# [EXERCISE OBJECTIVE]
Collect all the lines that mention the word "code".
____ SUPPLIED RECORDS
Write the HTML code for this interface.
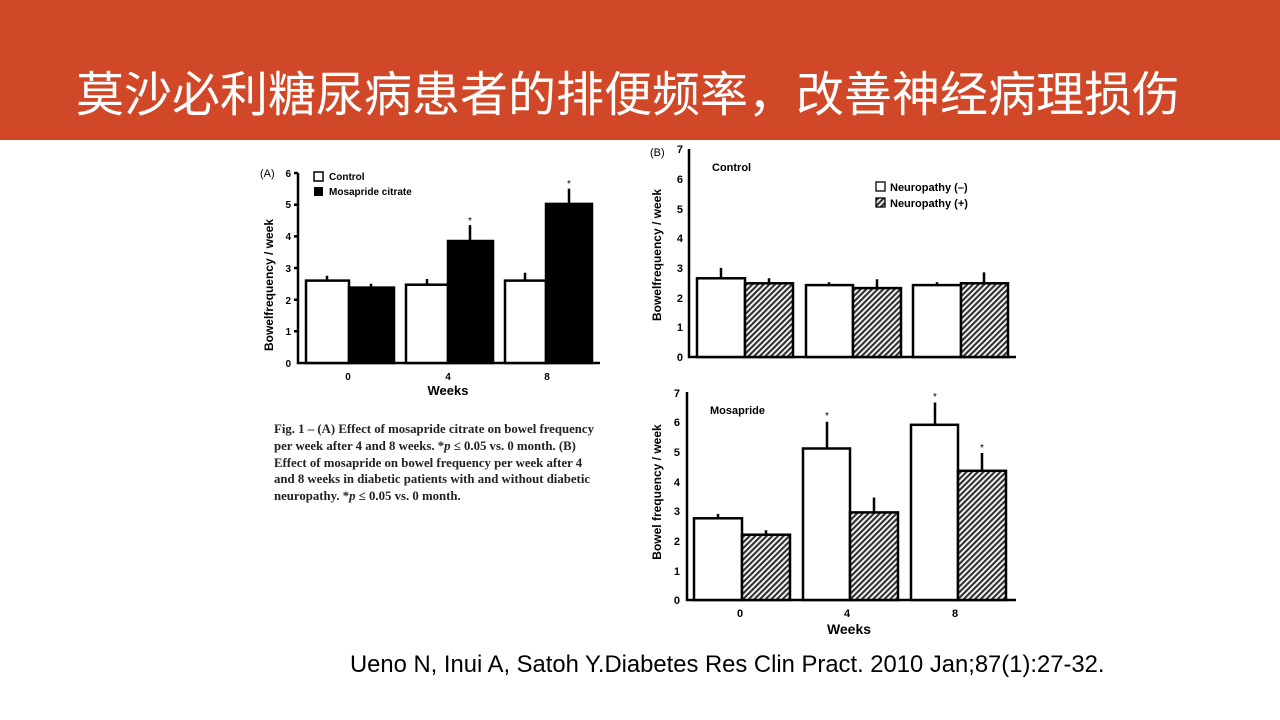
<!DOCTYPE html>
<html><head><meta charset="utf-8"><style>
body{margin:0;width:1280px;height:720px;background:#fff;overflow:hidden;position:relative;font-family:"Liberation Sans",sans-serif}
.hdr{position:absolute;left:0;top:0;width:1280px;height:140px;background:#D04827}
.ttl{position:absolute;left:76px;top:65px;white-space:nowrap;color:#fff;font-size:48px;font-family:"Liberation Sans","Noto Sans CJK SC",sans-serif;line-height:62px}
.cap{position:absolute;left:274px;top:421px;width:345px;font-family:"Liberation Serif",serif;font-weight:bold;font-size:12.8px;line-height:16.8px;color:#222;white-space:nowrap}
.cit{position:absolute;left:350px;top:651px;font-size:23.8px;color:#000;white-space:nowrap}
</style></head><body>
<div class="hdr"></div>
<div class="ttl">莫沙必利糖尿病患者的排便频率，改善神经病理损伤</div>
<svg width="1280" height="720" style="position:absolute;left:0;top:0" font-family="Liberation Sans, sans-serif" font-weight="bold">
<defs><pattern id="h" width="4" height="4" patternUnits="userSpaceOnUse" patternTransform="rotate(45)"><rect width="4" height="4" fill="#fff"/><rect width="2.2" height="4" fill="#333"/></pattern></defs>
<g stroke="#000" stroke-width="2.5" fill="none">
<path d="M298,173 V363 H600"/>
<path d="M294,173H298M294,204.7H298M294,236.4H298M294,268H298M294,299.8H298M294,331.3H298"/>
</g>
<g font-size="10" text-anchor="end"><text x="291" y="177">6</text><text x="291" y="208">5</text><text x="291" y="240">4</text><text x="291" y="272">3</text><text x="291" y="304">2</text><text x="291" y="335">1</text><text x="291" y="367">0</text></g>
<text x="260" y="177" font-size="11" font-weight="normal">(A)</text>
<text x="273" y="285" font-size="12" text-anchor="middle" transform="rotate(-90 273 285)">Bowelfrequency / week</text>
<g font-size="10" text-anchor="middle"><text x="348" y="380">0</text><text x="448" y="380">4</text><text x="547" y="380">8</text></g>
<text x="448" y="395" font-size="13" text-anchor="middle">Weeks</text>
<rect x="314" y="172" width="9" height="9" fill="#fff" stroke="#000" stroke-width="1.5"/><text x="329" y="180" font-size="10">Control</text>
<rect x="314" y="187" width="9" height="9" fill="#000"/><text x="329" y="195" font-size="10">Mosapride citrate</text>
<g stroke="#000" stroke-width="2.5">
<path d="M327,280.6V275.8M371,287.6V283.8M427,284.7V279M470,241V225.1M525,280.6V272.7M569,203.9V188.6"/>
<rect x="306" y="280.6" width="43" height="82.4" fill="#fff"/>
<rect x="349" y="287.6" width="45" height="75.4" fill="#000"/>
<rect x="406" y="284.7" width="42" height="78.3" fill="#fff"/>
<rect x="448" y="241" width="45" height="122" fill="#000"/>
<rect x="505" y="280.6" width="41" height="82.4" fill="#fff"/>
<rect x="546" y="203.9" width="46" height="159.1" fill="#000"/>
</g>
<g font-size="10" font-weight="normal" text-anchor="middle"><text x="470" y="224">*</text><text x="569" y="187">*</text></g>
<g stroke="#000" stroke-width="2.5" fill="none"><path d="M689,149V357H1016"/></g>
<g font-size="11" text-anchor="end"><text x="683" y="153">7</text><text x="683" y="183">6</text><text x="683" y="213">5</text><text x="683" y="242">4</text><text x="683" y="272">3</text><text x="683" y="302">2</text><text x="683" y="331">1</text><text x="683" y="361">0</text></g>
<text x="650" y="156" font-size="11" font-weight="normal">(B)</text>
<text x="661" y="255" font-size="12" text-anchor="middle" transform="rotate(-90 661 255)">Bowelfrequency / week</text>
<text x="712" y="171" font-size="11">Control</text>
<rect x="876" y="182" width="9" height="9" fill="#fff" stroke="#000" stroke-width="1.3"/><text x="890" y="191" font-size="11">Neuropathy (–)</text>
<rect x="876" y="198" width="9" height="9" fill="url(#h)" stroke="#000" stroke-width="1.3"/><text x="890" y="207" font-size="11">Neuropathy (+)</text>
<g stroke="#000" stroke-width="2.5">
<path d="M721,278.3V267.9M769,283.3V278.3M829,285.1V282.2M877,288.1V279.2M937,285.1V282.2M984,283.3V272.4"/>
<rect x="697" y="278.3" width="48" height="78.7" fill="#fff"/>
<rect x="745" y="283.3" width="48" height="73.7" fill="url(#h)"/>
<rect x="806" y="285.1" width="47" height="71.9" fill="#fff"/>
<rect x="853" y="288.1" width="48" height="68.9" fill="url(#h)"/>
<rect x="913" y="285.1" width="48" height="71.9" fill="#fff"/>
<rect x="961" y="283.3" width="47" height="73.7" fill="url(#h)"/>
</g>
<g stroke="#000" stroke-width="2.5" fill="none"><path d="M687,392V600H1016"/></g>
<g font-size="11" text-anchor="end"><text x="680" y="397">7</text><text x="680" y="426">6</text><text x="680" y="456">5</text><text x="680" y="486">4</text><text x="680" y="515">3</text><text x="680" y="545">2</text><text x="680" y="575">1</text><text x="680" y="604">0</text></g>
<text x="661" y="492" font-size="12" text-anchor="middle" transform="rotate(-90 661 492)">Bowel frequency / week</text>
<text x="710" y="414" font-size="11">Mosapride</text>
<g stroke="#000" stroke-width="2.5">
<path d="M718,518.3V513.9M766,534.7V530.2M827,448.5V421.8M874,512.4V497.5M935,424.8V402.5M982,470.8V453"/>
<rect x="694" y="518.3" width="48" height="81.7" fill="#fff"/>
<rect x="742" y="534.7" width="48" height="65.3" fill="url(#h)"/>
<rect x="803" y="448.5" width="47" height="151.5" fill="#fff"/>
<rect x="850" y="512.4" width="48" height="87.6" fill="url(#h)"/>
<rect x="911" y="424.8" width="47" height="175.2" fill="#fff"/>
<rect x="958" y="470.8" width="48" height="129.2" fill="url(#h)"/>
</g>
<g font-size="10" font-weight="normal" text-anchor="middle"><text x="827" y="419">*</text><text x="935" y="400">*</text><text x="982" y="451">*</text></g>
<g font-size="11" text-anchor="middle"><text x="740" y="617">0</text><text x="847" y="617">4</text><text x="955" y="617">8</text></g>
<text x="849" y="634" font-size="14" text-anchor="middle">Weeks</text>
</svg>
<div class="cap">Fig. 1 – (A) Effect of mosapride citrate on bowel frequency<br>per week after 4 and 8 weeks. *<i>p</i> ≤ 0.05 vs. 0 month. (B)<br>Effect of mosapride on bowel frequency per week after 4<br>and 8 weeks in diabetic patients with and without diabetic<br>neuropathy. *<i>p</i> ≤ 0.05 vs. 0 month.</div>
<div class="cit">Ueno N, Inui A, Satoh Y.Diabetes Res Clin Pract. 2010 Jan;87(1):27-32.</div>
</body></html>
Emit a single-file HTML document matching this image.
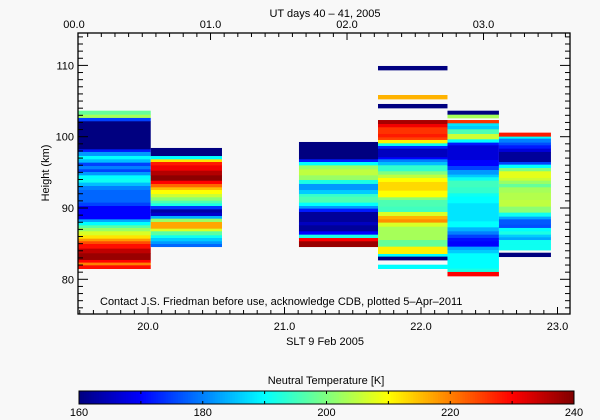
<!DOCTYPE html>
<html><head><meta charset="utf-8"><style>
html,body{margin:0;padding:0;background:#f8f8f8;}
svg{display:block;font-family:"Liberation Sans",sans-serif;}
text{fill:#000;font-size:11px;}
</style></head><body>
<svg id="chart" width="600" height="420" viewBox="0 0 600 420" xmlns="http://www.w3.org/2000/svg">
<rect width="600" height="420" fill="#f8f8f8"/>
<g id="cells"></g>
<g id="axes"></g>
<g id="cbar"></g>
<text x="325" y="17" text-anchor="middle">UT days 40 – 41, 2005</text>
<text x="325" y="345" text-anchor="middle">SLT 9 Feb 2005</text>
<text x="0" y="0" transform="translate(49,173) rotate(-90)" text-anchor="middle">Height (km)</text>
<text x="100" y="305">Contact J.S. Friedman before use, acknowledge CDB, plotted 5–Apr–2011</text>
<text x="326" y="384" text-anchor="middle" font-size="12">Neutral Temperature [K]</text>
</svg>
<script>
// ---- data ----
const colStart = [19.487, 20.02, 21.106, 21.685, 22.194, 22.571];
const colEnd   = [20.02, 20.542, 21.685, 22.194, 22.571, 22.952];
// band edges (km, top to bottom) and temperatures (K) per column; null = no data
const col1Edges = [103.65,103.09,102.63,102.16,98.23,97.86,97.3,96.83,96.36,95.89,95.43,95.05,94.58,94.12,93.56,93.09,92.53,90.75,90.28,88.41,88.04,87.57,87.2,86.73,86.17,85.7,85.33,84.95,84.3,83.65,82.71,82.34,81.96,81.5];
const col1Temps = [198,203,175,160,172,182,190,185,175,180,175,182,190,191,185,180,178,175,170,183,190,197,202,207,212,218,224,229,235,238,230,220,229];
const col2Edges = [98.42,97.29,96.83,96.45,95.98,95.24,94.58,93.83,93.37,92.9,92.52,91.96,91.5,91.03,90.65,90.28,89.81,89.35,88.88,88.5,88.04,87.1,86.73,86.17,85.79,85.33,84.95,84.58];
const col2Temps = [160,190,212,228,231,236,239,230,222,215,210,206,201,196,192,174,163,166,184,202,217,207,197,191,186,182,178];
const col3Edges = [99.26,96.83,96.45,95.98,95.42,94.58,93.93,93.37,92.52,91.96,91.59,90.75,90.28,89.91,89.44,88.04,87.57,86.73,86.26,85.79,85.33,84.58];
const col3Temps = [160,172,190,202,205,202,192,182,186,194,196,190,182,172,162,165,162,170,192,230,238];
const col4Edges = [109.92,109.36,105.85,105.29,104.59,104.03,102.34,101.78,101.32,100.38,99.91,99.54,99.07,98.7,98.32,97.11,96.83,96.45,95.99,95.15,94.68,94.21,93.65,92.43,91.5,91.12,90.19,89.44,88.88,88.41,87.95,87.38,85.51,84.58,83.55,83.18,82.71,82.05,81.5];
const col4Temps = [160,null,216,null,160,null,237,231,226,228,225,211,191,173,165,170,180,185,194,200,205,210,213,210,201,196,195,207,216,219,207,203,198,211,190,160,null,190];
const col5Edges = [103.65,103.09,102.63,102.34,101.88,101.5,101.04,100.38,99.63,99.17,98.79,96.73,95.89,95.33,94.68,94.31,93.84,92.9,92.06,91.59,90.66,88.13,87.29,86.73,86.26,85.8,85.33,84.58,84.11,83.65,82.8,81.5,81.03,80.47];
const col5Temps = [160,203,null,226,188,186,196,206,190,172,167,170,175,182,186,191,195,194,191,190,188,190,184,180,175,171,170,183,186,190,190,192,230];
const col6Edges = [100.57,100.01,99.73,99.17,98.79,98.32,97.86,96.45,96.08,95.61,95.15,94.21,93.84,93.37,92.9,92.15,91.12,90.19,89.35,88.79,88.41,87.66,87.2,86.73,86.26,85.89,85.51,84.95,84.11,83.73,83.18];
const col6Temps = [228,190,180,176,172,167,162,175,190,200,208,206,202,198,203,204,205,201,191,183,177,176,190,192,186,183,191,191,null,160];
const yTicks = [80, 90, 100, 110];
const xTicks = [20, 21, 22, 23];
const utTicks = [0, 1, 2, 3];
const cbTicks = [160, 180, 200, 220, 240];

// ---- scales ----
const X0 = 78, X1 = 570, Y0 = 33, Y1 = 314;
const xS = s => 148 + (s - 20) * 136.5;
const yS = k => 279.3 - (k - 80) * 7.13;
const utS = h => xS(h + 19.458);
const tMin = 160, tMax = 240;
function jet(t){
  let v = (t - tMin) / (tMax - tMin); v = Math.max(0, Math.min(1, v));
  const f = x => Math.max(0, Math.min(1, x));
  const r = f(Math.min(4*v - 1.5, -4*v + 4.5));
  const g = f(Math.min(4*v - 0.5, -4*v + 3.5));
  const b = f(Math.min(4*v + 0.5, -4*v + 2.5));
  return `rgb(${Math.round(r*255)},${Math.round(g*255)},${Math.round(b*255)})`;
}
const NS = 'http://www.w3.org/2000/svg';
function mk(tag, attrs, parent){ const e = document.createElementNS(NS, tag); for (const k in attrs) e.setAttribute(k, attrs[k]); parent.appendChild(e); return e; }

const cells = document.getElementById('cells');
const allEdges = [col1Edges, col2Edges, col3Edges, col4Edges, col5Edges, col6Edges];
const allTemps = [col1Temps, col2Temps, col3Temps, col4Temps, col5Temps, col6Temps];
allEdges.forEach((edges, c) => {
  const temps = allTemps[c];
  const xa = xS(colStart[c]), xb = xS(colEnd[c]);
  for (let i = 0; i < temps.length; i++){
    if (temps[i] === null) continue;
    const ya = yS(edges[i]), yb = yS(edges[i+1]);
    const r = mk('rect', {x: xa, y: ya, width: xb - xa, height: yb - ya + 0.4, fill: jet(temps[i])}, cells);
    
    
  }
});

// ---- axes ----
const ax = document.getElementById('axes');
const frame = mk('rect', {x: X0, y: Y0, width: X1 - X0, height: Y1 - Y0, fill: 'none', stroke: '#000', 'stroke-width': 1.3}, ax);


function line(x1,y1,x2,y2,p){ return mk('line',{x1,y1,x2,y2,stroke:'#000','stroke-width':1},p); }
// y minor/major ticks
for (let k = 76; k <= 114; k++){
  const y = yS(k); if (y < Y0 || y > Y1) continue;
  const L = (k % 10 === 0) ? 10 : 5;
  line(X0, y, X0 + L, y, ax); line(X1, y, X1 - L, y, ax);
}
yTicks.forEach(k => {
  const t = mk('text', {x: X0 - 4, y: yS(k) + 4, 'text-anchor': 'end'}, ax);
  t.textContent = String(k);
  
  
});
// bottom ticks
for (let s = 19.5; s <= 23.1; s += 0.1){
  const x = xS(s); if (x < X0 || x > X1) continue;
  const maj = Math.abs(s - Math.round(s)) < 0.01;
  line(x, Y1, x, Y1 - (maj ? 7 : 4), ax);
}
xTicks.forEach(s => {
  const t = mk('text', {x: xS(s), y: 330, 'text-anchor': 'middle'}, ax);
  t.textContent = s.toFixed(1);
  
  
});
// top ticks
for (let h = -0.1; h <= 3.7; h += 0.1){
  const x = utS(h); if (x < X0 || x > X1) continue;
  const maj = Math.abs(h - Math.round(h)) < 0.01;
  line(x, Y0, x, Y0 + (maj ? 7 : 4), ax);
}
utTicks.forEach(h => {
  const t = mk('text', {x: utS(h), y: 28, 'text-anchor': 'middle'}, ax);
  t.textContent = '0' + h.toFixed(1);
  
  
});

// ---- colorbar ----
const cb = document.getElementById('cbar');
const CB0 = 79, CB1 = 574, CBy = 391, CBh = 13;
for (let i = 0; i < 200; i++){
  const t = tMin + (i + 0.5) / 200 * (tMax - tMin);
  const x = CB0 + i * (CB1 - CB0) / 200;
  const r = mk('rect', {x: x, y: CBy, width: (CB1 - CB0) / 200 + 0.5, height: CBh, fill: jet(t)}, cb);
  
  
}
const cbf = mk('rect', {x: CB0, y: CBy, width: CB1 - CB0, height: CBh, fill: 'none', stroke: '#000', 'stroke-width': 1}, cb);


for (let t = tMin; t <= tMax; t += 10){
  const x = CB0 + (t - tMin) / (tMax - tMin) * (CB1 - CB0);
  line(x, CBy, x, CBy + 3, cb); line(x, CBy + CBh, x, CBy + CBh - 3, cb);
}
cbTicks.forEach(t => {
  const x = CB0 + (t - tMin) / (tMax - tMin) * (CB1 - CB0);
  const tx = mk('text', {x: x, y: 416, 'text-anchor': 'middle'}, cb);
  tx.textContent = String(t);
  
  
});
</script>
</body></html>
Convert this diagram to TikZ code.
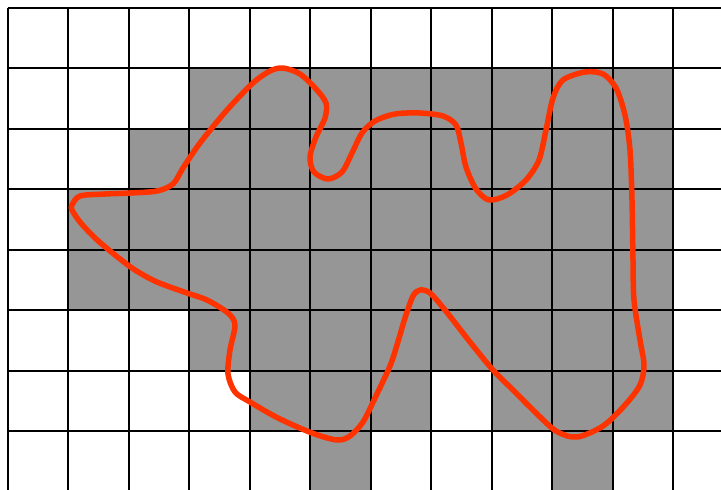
________
# [THE SOLUTION]
Write the HTML code for this interface.
Convert this diagram to TikZ code.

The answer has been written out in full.